The former councilor of the Cabildo and former general secretary of the PSOE in Lanzarote, Carlos Espino, sent a letter this Wednesday to the federal leadership of the party requesting his suspension as a member after the latest order issued by Judge Rafael Lis, which closes the investigation of a case against him and initiates the procedure to bring him to trial along with four other people, for the granting of the territorial qualification to a gas station in 2008.
"I have full confidence that this order will be annulled in a few days. However, I am aware that our rules establish that you cannot be a member of the party in the personal circumstances in which I find myself, so I request, much to my regret, to be suspended from membership", Espino points out in that letter addressed to the Federal Department of Affiliation and Censuses of the PSOE, in which he explains that he currently does not hold "any position, either public or organic", so his request "will not generate any other additional problem".

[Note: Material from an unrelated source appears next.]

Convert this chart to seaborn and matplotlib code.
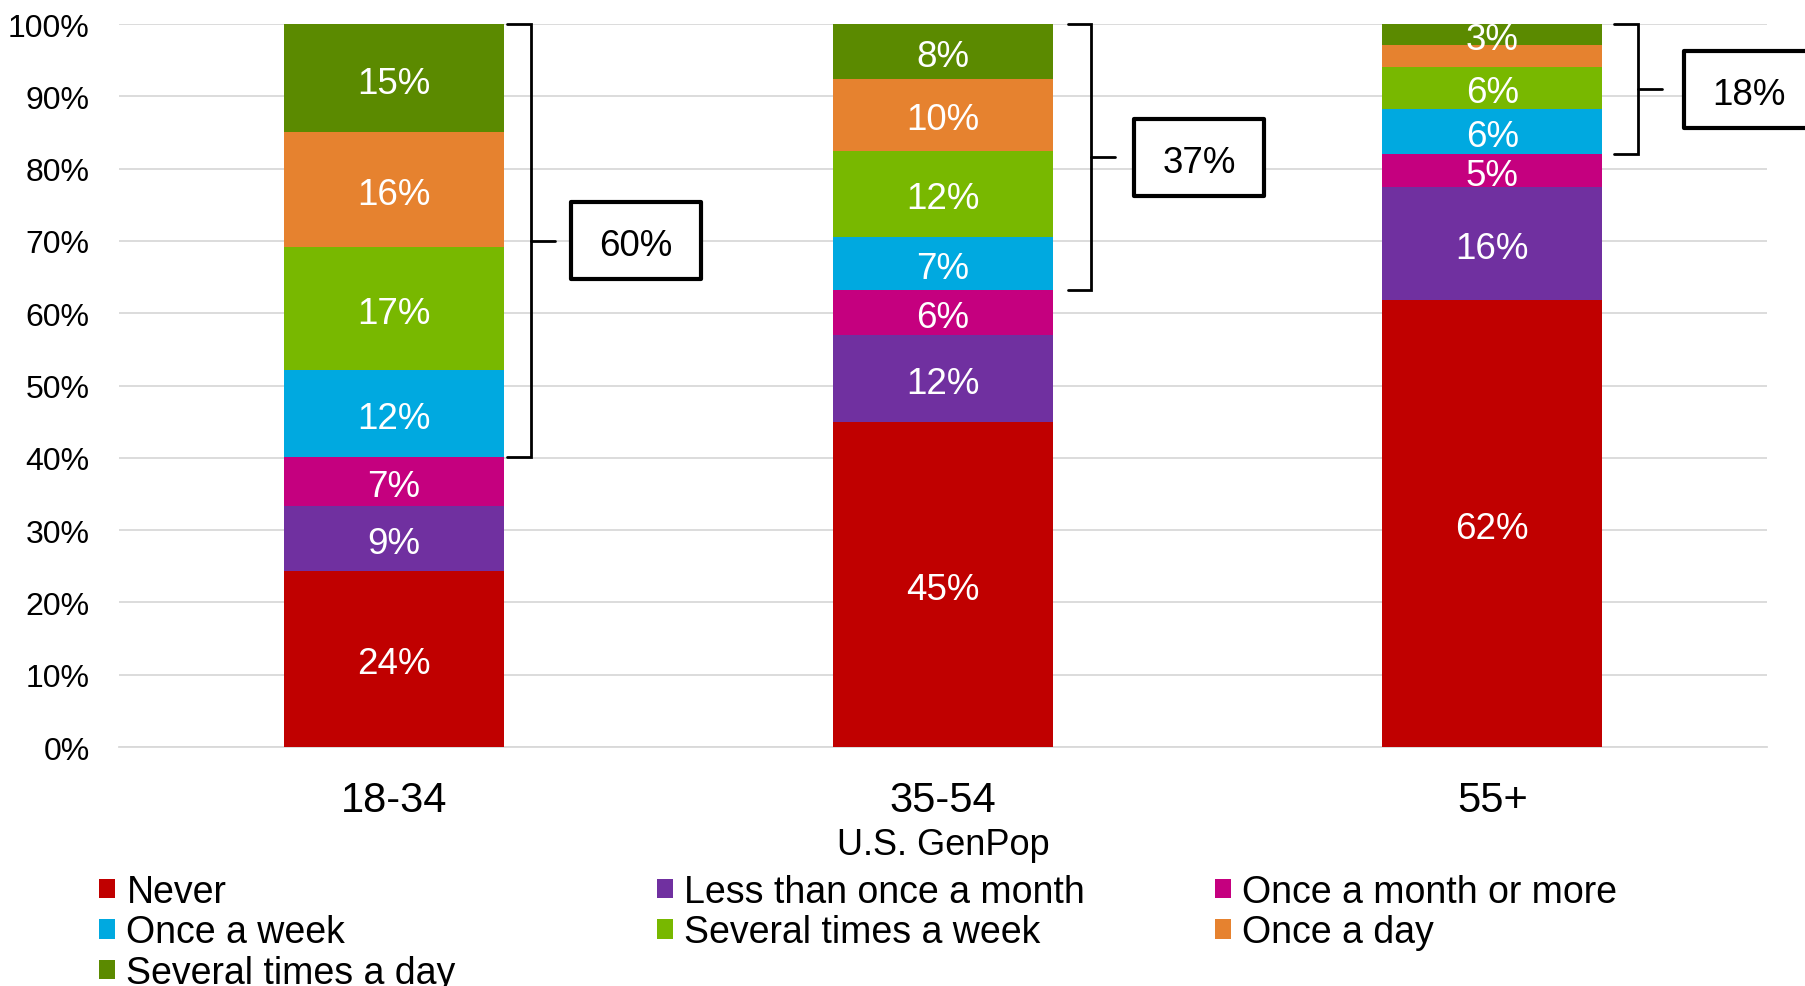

In addition, he insists that he trusts "to be able to request sooner rather than later that" his "status as a member" be reactivated, thus announcing his intention to appeal this order from Judge Lis, which was notified to him this Wednesday, hours before he sent this letter to the party requesting his suspension of membership.
An association "created to hinder procedures" that he denounced
In his letter, Espino explains that the order to initiate the Abbreviated Procedure against him "derives from preliminary proceedings followed at the request of the so-called Jiménez de Asúa Association of Jurists", of which he states that "it has been created to hinder different judicial procedures derived from certain complaints" filed by him years ago. In this regard, he adds that "this personal opinion" about the association that denounced him "is supported by the resolutions of different courts that have expelled the aforementioned association from many of those procedures, applying very harsh qualifiers to them", such as the one used by the Prosecutor's Office when comparing it to a "Trojan horse with illegitimate interests".
However, the former councilor regrets that this association has "found a special welcome from the judge who is handling this procedure" and who has decided to initiate the procedure to bring him to trial against the criteria of the Public Prosecutor's Office, which in January asked that the case be dismissed for not seeing evidence of a crime. "Despite my enormous respect for our judicial system, I cannot help but show my astonishment at the resolution now issued, given that it is in direct contradiction with the position of the Prosecutor's Office, which requests the dismissal", Espino underlines.
In addition, he adds that "the circumstances in which" that order "was issued cause at least distrust", since "the resolution is dated last Sunday, April 29, something that is not accidental, since the judge who signs it must leave his court on May 2, after being sanctioned with six months" of suspension from employment and salary, "precisely for actions related to the aforementioned Association, for the benefit of some of the people" he himself denounced.